3. The service executes the task and returns either the generated audio metadata or the requested usage information.

## Frequently Asked Questions

**How do I check my audio generation budget using get_subscription?**
It immediately returns your current billing details, showing how many characters you've used this month versus your total limit. This stops overspending before it happens.

**Does list_voices show me my own cloned voice?**
Yes, `list_voices` shows every available voice model on the platform. It pulls both standard library voices and any custom or cloned voices specific to your account.

**What if I need a word pronounced differently? Do I use list_pronunciation_dictionaries?**
Yes, that's exactly what the `list_pronunciation_dictionaries` tool is for.
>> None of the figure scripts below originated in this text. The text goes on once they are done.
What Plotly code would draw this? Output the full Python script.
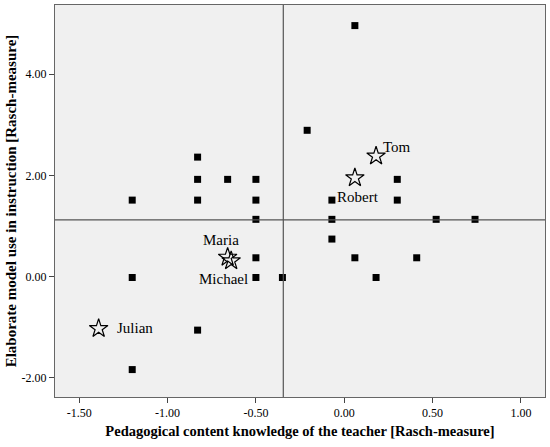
import plotly.graph_objects as go

# teacher scores (Rasch measures)
pck = [0.06, -0.21, -0.83, -0.83, -0.66, -0.50, 0.30, -1.20, -0.83, -0.50,
       -0.07, 0.30, -0.50, -0.07, 0.52, 0.74, -0.07, -0.50, 0.06, 0.41,
       -1.20, -0.50, -0.35, 0.18, -0.83, -1.20]
model_use = [4.96, 2.89, 2.36, 1.92, 1.92, 1.92, 1.92, 1.51, 1.51, 1.51,
             1.51, 1.51, 1.13, 1.13, 1.13, 1.13, 0.74, 0.37, 0.37, 0.37,
             -0.02, -0.02, -0.02, -0.02, -1.06, -1.84]

# highlighted teachers
names = ["Tom", "Robert", "Maria", "Michael", "Julian"]
names_pck = [0.18, 0.06, -0.66, -0.64, -1.39]
names_use = [2.38, 1.95, 0.38, 0.31, -1.03]

# mean lines
mean_pck = -0.345
mean_use = 1.12

x_ticks = [-1.5, -1, -0.5, 0, 0.5, 1]
x_labels = ["-1.50", "-1.00", "-0.50", "0.00", "0.50", "1.00"]
y_ticks = [-2, 0, 2, 4]
y_labels = ["-2.00", "0.00", "2.00", "4.00"]

serif = "Liberation Serif, Times New Roman, Times, serif"

fig = go.Figure()
fig.add_trace(go.Scatter(x=pck, y=model_use, mode="markers",
                         marker=dict(symbol="square", size=7, color="black"),
                         showlegend=False, hoverinfo="skip"))
fig.add_trace(go.Scatter(x=names_pck, y=names_use, mode="markers",
                         marker=dict(symbol="star-open", size=14, color="black",
                                     line=dict(width=1.2, color="black")),
                         showlegend=False, hoverinfo="skip"))

# name labels next to the stars (pixel offsets)
offsets = {"Tom": (21, 9, "center"), "Robert": (3, -19, "center"),
           "Maria": (-7, 17, "center"), "Michael": (-8, -18, "center"),
           "Julian": (16, 1, "left")}
for n, xv, yv in zip(names, names_pck, names_use):
    dx, dy, anchor = offsets[n]
    fig.add_annotation(x=xv, y=yv, text=n, showarrow=False, xshift=dx, yshift=dy,
                       xanchor=anchor, yanchor="middle",
                       font=dict(family=serif, size=15, color="black"))

fig.add_shape(type="line", xref="x", yref="paper", x0=mean_pck, x1=mean_pck, y0=0, y1=1,
              line=dict(color="#555", width=1.2))
fig.add_shape(type="line", xref="paper", yref="y", x0=0, x1=1, y0=mean_use, y1=mean_use,
              line=dict(color="#555", width=1.2))

fig.update_layout(
    width=550, height=447,
    margin=dict(l=55, r=5, t=5, b=50),
    plot_bgcolor="#f0f0f0", paper_bgcolor="white",
    font=dict(family=serif, size=12, color="black"),
)
fig.update_xaxes(range=[-1.637, 1.136], tickvals=x_ticks, ticktext=x_labels,
                 showgrid=False, zeroline=False, automargin=False,
                 ticks="outside", ticklen=5, tickcolor="#444",
                 showline=True, mirror=True, linecolor="#666", linewidth=1,
                 title=dict(text="<b>Pedagogical content knowledge of the teacher [Rasch-measure]</b>",
                            font=dict(family=serif, size=14.5), standoff=6))
fig.update_yaxes(range=[-2.382, 5.367], tickvals=y_ticks, ticktext=y_labels,
                 showgrid=False, zeroline=False, automargin=False,
                 ticks="outside", ticklen=5, tickcolor="#444",
                 showline=True, mirror=True, linecolor="#666", linewidth=1,
                 title=dict(text="<b>Elaborate model use in instruction [Rasch-measure]</b>",
                            font=dict(family=serif, size=15), standoff=1))

# page body has a default margin; drop it so the figure fills the window
fig.write_html("out.html", config={"displayModeBar": False},
               post_script="document.body.style.margin='0';document.body.style.overflow='hidden';")
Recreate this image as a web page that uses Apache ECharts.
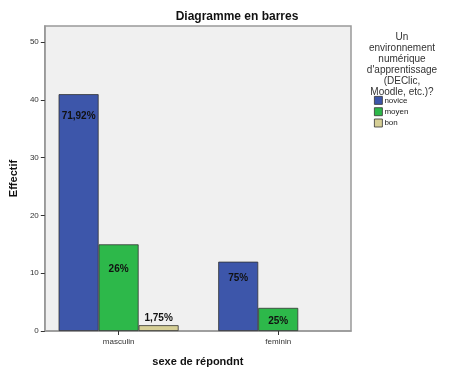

It lets you define phonetic rules so your text-to-speech output says specialized or foreign words correctly.

**Can I list all my past video projects using list_projects?**
The `list_projects` tool aggregates all your dubbing and voice initiatives. It’s the single source of truth for tracking large-scale content translation efforts.

**When I use `list_history`, what details do I get about my past generation attempts?**
It provides a comprehensive log of every attempt, not just completed projects. You'll see the timestamp, the input text used, and whether the run succeeded or failed, which is essential for debugging.

**Does running `get_user_info` confirm that my API credentials are correctly authenticated?**
Yes, calling `get_user_info` validates your connection to ElevenLabs. It returns key account metadata and confirms the status of your user ID, helping you isolate if a problem is with the client setup or the service itself.

**After I run `text_to_speech`, how do I actually download the resulting audio file?**
The tool returns an audio metadata object containing a unique job ID and status. You must use this job ID to check the progress or initiate the final retrieval of the completed audio asset.

**When using `list_models`, what information helps me choose the right AI speech model?**
The list provides details about each available model, including its primary purpose and any specific constraints. This lets you compare specialized voices against general-purpose ones before running a large generation batch.